The offensive had squandered Germany’s last strategic armored reserve
in a futile attempt to secure oil that was already beyond reach. The
Panzerwaffe, the instrument that had conquered Poland, France, and much
of the Soviet Union, was finished. The path to Vienna—and ultimately to
Berlin—lay open.

The Vienna Offensive swept through Hungary and into Austria,
culminating in the capture of Vienna on April 13, 1945. Less than a
month later, Hitler would be dead and Germany would surrender
unconditionally.

Operation Spring Awakening was more than a failed offensive. It was
the death rattle of the Third Reich—a plan born of desperation, founded
on delusion, and executed with forces that were no longer adequate for
the task. It demonstrated that even Germany’s most elite units could no
longer achieve operational success against a prepared Soviet
defense.

In the muddy fields of Hungary, the Wehrmacht’s offensive capability
died.
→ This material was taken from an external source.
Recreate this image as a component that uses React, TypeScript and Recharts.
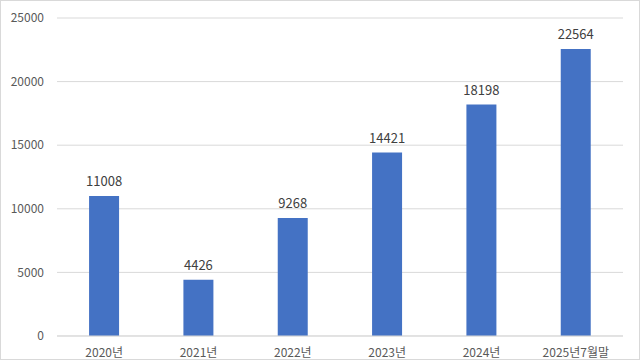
import { Bar, BarChart, CartesianGrid, LabelList, XAxis, YAxis } from "recharts";

const years = ["2020년", "2021년", "2022년", "2023년", "2024년", "2025년7월말"];
const counts = [11008, 4426, 9268, 14421, 18198, 22564];
const yTicks = [0, 5000, 10000, 15000, 20000, 25000];

const data = years.map((year, i) => ({ year, count: counts[i] }));

const font = "'Noto Sans CJK KR', 'Noto Sans', sans-serif";

export default function App() {
  return (
    <div
      style={{
        position: "absolute",
        left: 0,
        top: 0,
        width: 640,
        height: 360,
        background: "#fff",
        boxSizing: "border-box",
        border: "1px solid #d9d9d9",
        overflow: "hidden",
      }}
    >
      <BarChart
        width={638}
        height={358}
        data={data}
        margin={{ top: 17, right: 16, bottom: 0, left: 0 }}
        barCategoryGap="34%"
      >
        <CartesianGrid vertical={false} stroke="#d9d9d9" />
        <XAxis
          dataKey="year"
          height={23}
          axisLine={{ stroke: "#d9d9d9" }}
          tickLine={false}
          tickSize={0}
          tickMargin={12}
          tick={{ fill: "#595959", fontSize: 12, fontFamily: font }}
          interval={0}
        />
        <YAxis
          width={56}
          domain={[0, 25000]}
          ticks={yTicks}
          axisLine={false}
          tickLine={false}
          tickSize={0}
          tickMargin={13}
          tick={{ fill: "#595959", fontSize: 12, fontFamily: font }}
        />
        <Bar dataKey="count" fill="#4472C4" isAnimationActive={false}>
          <LabelList
            dataKey="count"
            position="top"
            offset={10}
            fill="#404040"
            fontSize={13}
            fontFamily={font}
          />
        </Bar>
      </BarChart>
    </div>
  );
}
All that remained was the final, desperate defense—and the
inevitable end.

Legacy

Today, Operation Spring Awakening is largely forgotten, overshadowed
by the dramatic final battles for Berlin and the atomic bombings of
Japan. But for military historians, it stands as a case study in
strategic bankruptcy: what happens when ideology trumps military
reality, when desperation replaces planning, and when a regime refuses
to accept that the war is already lost.

The Hungarian oil fields that Hitler sacrificed his last reserves to
protect? They fell to the Soviets within weeks. The 6th SS Panzer Army
that was supposed to defend Berlin? Destroyed in the Hungarian mud. The
Third Reich that was supposed to last a thousand years? It had less than
two months left.

Spring had awakened in Hungary in March 1945. But for Nazi Germany,
it was the beginning of the final winter.